40 per cent of families believe their income insufficient to cover their needs(Photo: Reuters)
Six out of 10 Egyptian households earn less than LE20,000 ($3,333) per year, previously unpublished official statistics from 2010 show.
Such figures back up findings from the latest survey by Egypt’s Information and Decision Support Center (IDSC), which show that 43 per cent of Egyptian households believe their income insufficient to cover their needs.
Figures also show that only 1 per cent of households made more than LE75,000 ($12,500) a year – a stark sign of Egypt's long-standing income inequality.
Only three out of every 100 families made more than LE50,000 a year.
Such disparity in incomes reflects a deteriorating wage base, where more than two thirds of income is earned through salaries and around 14 per cent comes via unofficial gifts and grants.
Egypt ranked 32 on the GINI equality index in 2005, slightly improving over 2001 when it scored 34.
Sweden is the most equal country in the world with an index of 23. Both Turkey and Tunisia are more unequal than Egypt with indexes of 43.6 and 40 respectively.
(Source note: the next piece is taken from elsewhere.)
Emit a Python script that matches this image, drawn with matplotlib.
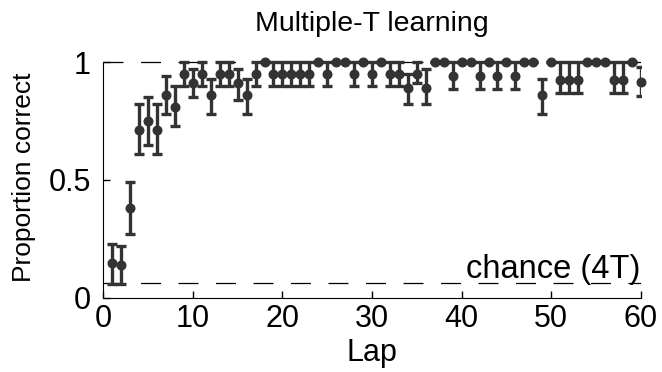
import numpy as np
import matplotlib
matplotlib.use("Agg")
from matplotlib import pyplot as plt

plt.rcParams['font.family'] = ['Liberation Sans', 'DejaVu Sans']

# proportion correct per lap, with lower / upper error limits
laps = np.arange(1, 61)
mean = [0.15, 0.14, 0.38, 0.71, 0.75, 0.71, 0.86, 0.81, 0.95, 0.91,
        0.95, 0.86, 0.95, 0.95, 0.91, 0.86, 0.95, 1.00, 0.95, 0.95,
        0.95, 0.95, 0.95, 1.00, 0.95, 1.00, 1.00, 0.95, 1.00, 0.95,
        1.00, 0.95, 0.95, 0.89, 0.95, 0.89, 1.00, 1.00, 0.94, 1.00,
        1.00, 0.94, 1.00, 0.94, 1.00, 0.94, 1.00, 1.00, 0.86, 1.00,
        0.925, 0.925, 0.925, 1.00, 1.00, 1.00, 0.925, 0.925, 1.00, 0.915]
lower = [0.06, 0.06, 0.27, 0.61, 0.65, 0.61, 0.78, 0.73, 0.90, 0.85,
         0.90, 0.78, 0.90, 0.90, 0.84, 0.78, 0.90, 1.00, 0.90, 0.90,
         0.90, 0.90, 0.90, 1.00, 0.90, 1.00, 1.00, 0.90, 1.00, 0.90,
         1.00, 0.90, 0.90, 0.82, 0.91, 0.82, 1.00, 1.00, 0.885, 1.00,
         1.00, 0.885, 1.00, 0.885, 1.00, 0.885, 1.00, 1.00, 0.78, 1.00,
         0.87, 0.87, 0.87, 1.00, 1.00, 1.00, 0.87, 0.87, 1.00, 0.855]
upper = [0.23, 0.22, 0.49, 0.82, 0.85, 0.82, 0.94, 0.90, 1.00, 0.97,
         1.00, 0.93, 1.00, 1.00, 0.97, 0.93, 1.00, 1.00, 1.00, 1.00,
         1.00, 1.00, 1.00, 1.00, 1.00, 1.00, 1.00, 1.00, 1.00, 1.00,
         1.00, 1.00, 1.00, 0.95, 1.00, 0.97, 1.00, 1.00, 1.00, 1.00,
         1.00, 1.00, 1.00, 1.00, 1.00, 1.00, 1.00, 1.00, 0.93, 1.00,
         1.00, 1.00, 1.00, 1.00, 1.00, 1.00, 1.00, 1.00, 1.00, 0.98]
chance = 1 / 16.

mean = np.array(mean)
yerr = np.vstack([mean - np.array(lower), np.array(upper) - mean])

col = '#333333'

fig = plt.figure(figsize=(6.62, 3.72), dpi=100)
ax = fig.add_axes([0.156, 0.199, 0.812, 0.647])

# dashed reference lines (ceiling and chance level)
ax.plot([0, 60], [1, 1], color='k', lw=0.9, dashes=(16, 14))
ax.plot([0, 60], [chance, chance], color='k', lw=0.9, dashes=(16, 14))

ax.errorbar(laps, mean, yerr=yerr, fmt='none', ecolor=col, elinewidth=2.4,
            capsize=3.6, capthick=2.4)
ax.plot(laps, mean, 'o', color=col, ms=6.2, clip_on=False, zorder=5)

ax.text(60, 0.085, 'chance (4T)', ha='right', va='baseline', fontsize=23.5)

ax.set_xlim(0, 60)
ax.set_ylim(0, 1.02)
ax.set_xticks([0, 10, 20, 30, 40, 50, 60])
ax.set_yticks([0, 0.5, 1])
ax.set_yticklabels(['0', '0.5', '1'])
ax.tick_params(direction='in', length=5, width=1, labelsize=22)
ax.tick_params(axis='x', pad=4)
ax.tick_params(axis='y', pad=9)
ax.spines['top'].set_visible(False)
ax.spines['right'].set_visible(False)
ax.spines['left'].set_bounds(0, 1)
ax.set_xlabel('Lap', fontsize=22, labelpad=3)
ax.set_ylabel('Proportion correct', fontsize=19, labelpad=9)
ax.set_title('Multiple-T learning', fontsize=20.5, pad=19)

plt.savefig('out.png', dpi=100)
The index measures the extent to which the distribution of income -- or, in some cases, consumption expenditure -- among households deviates from a perfectly equal distribution. An index of zero would mean perfect equality.
Egypt's poverty rate remained steady between 1996 and 2005, where two of every 10 Egyptians earned less than $2 a day.
Ironically, Egypt has the largest number of billionaires in Africa, with 7 of the continent’s 40 richest people holding Egyptian citizenship, according to a recent report by Forbes magazine.
A report released on Monday from the OECD also shows a rising gap between rich and poor in the developed world.
“There was a rise in the share of top-income recipients in total gross income in the three decades from 1980 to 2010 in all countries, with considerable variation from country to country,” said the report.
“It was most marked in the United States: prior to the onset of the financial and economic crisis in 2008, the share of the richest 1% in all income reached close to 20%.”
However, the report added that even in countries perceived as "fairer" – such as Germany, Denmark and Sweden – the gap between rich and poor had expanded: from five to one in the 1980s to six to one today. In rising powers like Brazil, Russia, India and China the ratio is 50 to one.
Slovenia is the most equal country, according to OECD data.